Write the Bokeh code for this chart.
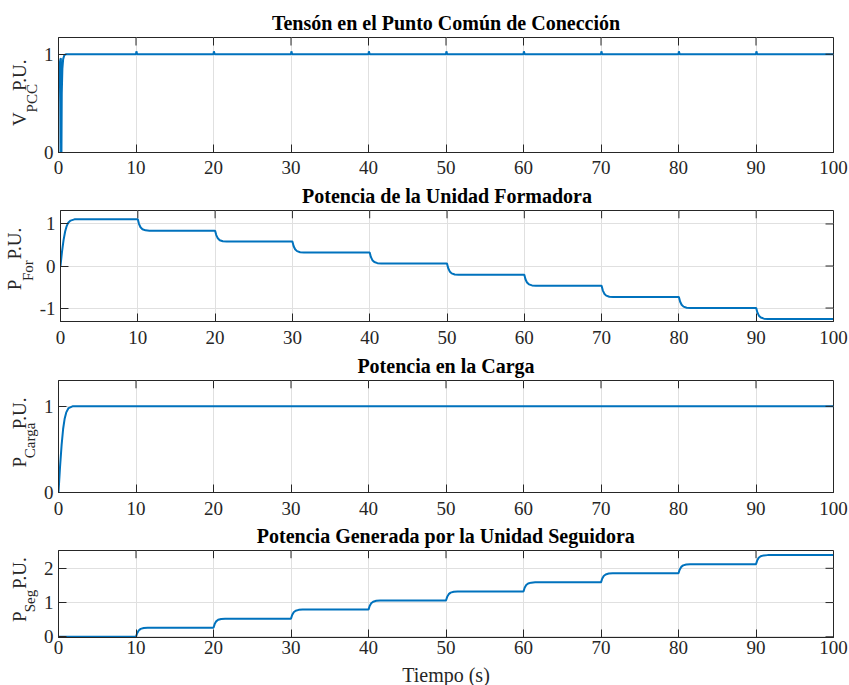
import math
from bokeh.plotting import figure
from bokeh.models import Label, FixedTicker, Range1d
from bokeh.layouts import column, row
from bokeh.embed import file_html
from bokeh.resources import INLINE

# ---------------- data ----------------
x_ticks = [0, 10, 20, 30, 40, 50, 60, 70, 80, 90, 100]

titles = ["Tensón en el Punto Común de Conección",
          "Potencia de la Unidad Formadora",
          "Potencia en la Carga",
          "Potencia Generada por la Unidad Seguidora"]
x_label = "Tiempo (s)"

t_vpcc = [0, 0.03, 0.08, 0.15, 0.25, 0.31, 0.33, 0.38, 0.42, 0.5, 0.6, 0.75, 1.0,
          10, 10.05, 10.15, 20, 20.05, 20.15, 30, 30.05, 30.15, 40, 40.05, 40.15,
          50, 50.05, 50.15, 60, 60.05, 60.15, 70, 70.05, 70.15, 80, 80.05, 80.15,
          90, 90.05, 90.15, 100]
v_vpcc = [0, 0.5, 0.8, 0.9, 0.95, 0.96, 0, 0, 0.6, 0.85, 0.95, 0.99, 1.0,
          1.0, 1.03, 1.0, 1.0, 1.03, 1.0, 1.0, 1.03, 1.0, 1.0, 1.03, 1.0,
          1.0, 1.03, 1.0, 1.0, 1.03, 1.0, 1.0, 1.03, 1.0, 1.0, 1.03, 1.0,
          1.0, 1.03, 1.0, 1.0]

t_pfor = [0, 0.2, 0.4, 0.6, 0.8, 1.0, 1.3, 1.8,
          10, 10.15, 10.35, 10.6, 11.0, 11.5,
          20, 20.15, 20.35, 20.6, 21.0, 21.5,
          30, 30.15, 30.35, 30.6, 31.0, 31.5,
          40, 40.15, 40.35, 40.6, 41.0, 41.5,
          50, 50.15, 50.35, 50.6, 51.0, 51.5,
          60, 60.15, 60.35, 60.6, 61.0, 61.5,
          70, 70.15, 70.35, 70.6, 71.0, 71.5,
          80, 80.15, 80.35, 80.6, 81.0, 81.5,
          90, 90.15, 90.35, 90.6, 91.0, 91.5,
          100]
v_pfor = [0, 0.35, 0.62, 0.82, 0.95, 1.03, 1.08, 1.11,
          1.11, 1.002, 0.921, 0.875, 0.848, 0.84,
          0.84, 0.736, 0.658, 0.614, 0.588, 0.58,
          0.58, 0.476, 0.398, 0.354, 0.328, 0.32,
          0.32, 0.216, 0.138, 0.094, 0.068, 0.06,
          0.06, -0.048, -0.129, -0.175, -0.202, -0.21,
          -0.21, -0.314, -0.392, -0.436, -0.462, -0.47,
          -0.47, -0.578, -0.659, -0.705, -0.732, -0.74,
          -0.74, -0.844, -0.922, -0.966, -0.992, -1.00,
          -1.00, -1.104, -1.182, -1.226, -1.252, -1.26,
          -1.26]

t_pcarga = [0, 0.2, 0.4, 0.6, 0.8, 1.0, 1.3, 1.8, 100]
v_pcarga = [0, 0.3, 0.55, 0.74, 0.86, 0.93, 0.98, 1.0, 1.0]

t_pseg = [0,
          10, 10.15, 10.35, 10.6, 11.0, 11.5,
          20, 20.15, 20.35, 20.6, 21.0, 21.5,
          30, 30.15, 30.35, 30.6, 31.0, 31.5,
          40, 40.15, 40.35, 40.6, 41.0, 41.5,
          50, 50.15, 50.35, 50.6, 51.0, 51.5,
          60, 60.15, 60.35, 60.6, 61.0, 61.5,
          70, 70.15, 70.35, 70.6, 71.0, 71.5,
          80, 80.15, 80.35, 80.6, 81.0, 81.5,
          90, 90.15, 90.35, 90.6, 91.0, 91.5,
          100]
v_pseg = [0,
          0, 0.106, 0.186, 0.231, 0.257, 0.265,
          0.265, 0.371, 0.451, 0.496, 0.522, 0.53,
          0.53, 0.636, 0.716, 0.761, 0.787, 0.795,
          0.795, 0.901, 0.981, 1.026, 1.052, 1.06,
          1.06, 1.166, 1.246, 1.291, 1.317, 1.325,
          1.325, 1.431, 1.511, 1.556, 1.582, 1.59,
          1.59, 1.696, 1.776, 1.821, 1.847, 1.855,
          1.855, 1.961, 2.041, 2.086, 2.112, 2.12,
          2.12, 2.226, 2.306, 2.351, 2.377, 2.385,
          2.385]

y_ticks_1 = [0, 1]
y_ticks_2 = [-1, 0, 1]
y_ticks_3 = [0, 1]
y_ticks_4 = [0, 1, 2]

# ---------------- styling ----------------
FONT = "Liberation Serif"
BLUE = "#0072BD"
AX = "#262626"
GRID = "#e0e0e0"
FRAME_LEFT = 58     # page x of every plot frame's left edge
FRAME_W = 775
TICK_PX = 8


def label_strip(width, page_top, h, pieces):
    s = figure(width=width, height=h, x_range=Range1d(0, width),
               y_range=Range1d(0, h),
               x_axis_location=None, y_axis_location=None,
               toolbar_location=None, output_backend="svg", min_border=0)
    s.outline_line_color = None
    s.grid.visible = False
    s.background_fill_color = "white"
    s.border_fill_color = "white"
    # pieces: (text, size, centre page x, bottom page y)
    for txt, size, cx, by in pieces:
        s.add_layout(Label(x=cx, y=page_top + h - by, text=txt, angle=math.pi / 2,
                           text_font=FONT, text_font_size=size, text_color=AX,
                           text_align="left", text_baseline="middle"))
    return s


def make_fig(title, t, v, yr, yticks, strip_w, h, top, bottom, xstandoff):
    y0, y1 = yr
    fh = h - top - bottom
    p = figure(width=849 - strip_w, height=h,
               x_range=Range1d(0, 100), y_range=Range1d(y0, y1),
               min_border_left=FRAME_LEFT - strip_w, min_border_right=16,
               min_border_top=top, min_border_bottom=bottom,
               output_backend="svg", toolbar_location=None, title=title)
    p.title.text_font = FONT
    p.title.text_font_style = "bold"
    p.title.text_font_size = "20px"
    p.title.text_color = "black"
    p.title.align = "center"
    p.title.standoff = 8
    p.background_fill_color = "white"
    p.border_fill_color = "white"
    p.outline_line_color = AX
    p.outline_line_width = 1

    p.xaxis.ticker = FixedTicker(ticks=x_ticks, minor_ticks=[])
    p.yaxis.ticker = FixedTicker(ticks=yticks, minor_ticks=[])
    p.yaxis.major_label_overrides = {k: str(k) for k in yticks}
    p.xgrid.ticker = FixedTicker(ticks=x_ticks, minor_ticks=[])
    p.ygrid.ticker = FixedTicker(ticks=yticks, minor_ticks=[])
    for g in (p.xgrid, p.ygrid):
        g.grid_line_color = GRID
        g.grid_line_width = 1

    for ax in list(p.xaxis) + list(p.yaxis):
        ax.axis_line_color = AX
        ax.major_tick_line_color = AX
        ax.major_tick_in = TICK_PX
        ax.major_tick_out = 0
        ax.minor_tick_in = 0
        ax.minor_tick_out = 0
        ax.major_label_text_font = FONT
        ax.major_label_text_font_size = "19px"
        ax.major_label_text_color = AX
    p.xaxis.major_label_standoff = xstandoff
    p.yaxis.major_label_standoff = 5

    p.line(t, v, line_color=BLUE, line_width=2)

    # inward tick marks on the top and right edges of the box (MATLAB style)
    dy = TICK_PX / fh * (y1 - y0)
    dx = TICK_PX / FRAME_W * 100
    p.segment(x0=x_ticks, y0=[y1] * len(x_ticks), x1=x_ticks,
              y1=[y1 - dy] * len(x_ticks), line_color=AX, line_width=1)
    p.segment(x0=[100] * len(yticks), y0=yticks, x1=[100 - dx] * len(yticks),
              y1=yticks, line_color=AX, line_width=1)
    return p


# page layout: row tops at 0, 178, 348, 518 ; heights 178, 170, 170, 145 ; x label strip 22
p1 = make_fig(titles[0], t_vpcc, v_vpcc, (0, 1.17), y_ticks_1, 40, 178, 37, 26, 8)
s1 = label_strip(40, 0, 178, [("V", "19px", 19, 137), ("PCC", "15px", 31.5, 116),
                              ("P.U.", "19px", 19, 83)])
p2 = make_fig(titles[1], t_pfor, v_pfor, (-1.32, 1.32), y_ticks_2, 36, 170, 29, 27, 9)
s2 = label_strip(36, 178, 170, [("P", "19px", 14, 300), ("For", "15px", 27, 286),
                                ("P.U.", "19px", 14, 253)])
p3 = make_fig(titles[2], t_pcarga, v_pcarga, (0, 1.3), y_ticks_3, 40, 170, 29, 26, 9)
s3 = label_strip(40, 348, 170, [("P", "19px", 19, 480), ("Carga", "15px", 29.5, 466),
                                ("P.U.", "19px", 19, 422)])
p4 = make_fig(titles[3], t_pseg, v_pseg, (-0.02, 2.52), y_ticks_4, 40, 145, 29, 26, 3)
s4 = label_strip(40, 518, 145, [("P", "19px", 19, 637), ("Seg", "15px", 29.5, 621),
                                ("P.U.", "19px", 19, 582)])

xs = figure(width=849, height=22, x_range=Range1d(0, 849), y_range=Range1d(0, 22),
            x_axis_location=None, y_axis_location=None, toolbar_location=None,
            output_backend="svg", min_border=0)
xs.outline_line_color = None
xs.grid.visible = False
xs.add_layout(Label(x=445.5, y=685 - 674, text=x_label, text_font=FONT,
                    text_font_size="20px", text_color=AX, text_align="center",
                    text_baseline="middle"))

layout = column(row(s1, p1, spacing=0), row(s2, p2, spacing=0),
                row(s3, p3, spacing=0), row(s4, p4, spacing=0), xs, spacing=0)
open("out.html", "w").write(file_html(layout, INLINE))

•••

Given task:
Everything from the first line of the listing above through the line that contains "80, 90, 100]" is to be restated word for word, minus the pictures.

Result of the task:
Write the Bokeh code for this chart.
import math
from bokeh.plotting import figure
from bokeh.models import Label, FixedTicker, Range1d
from bokeh.layouts import column, row
from bokeh.embed import file_html
from bokeh.resources import INLINE

# ---------------- data ----------------
x_ticks = [0, 10, 20, 30, 40, 50, 60, 70, 80, 90, 100]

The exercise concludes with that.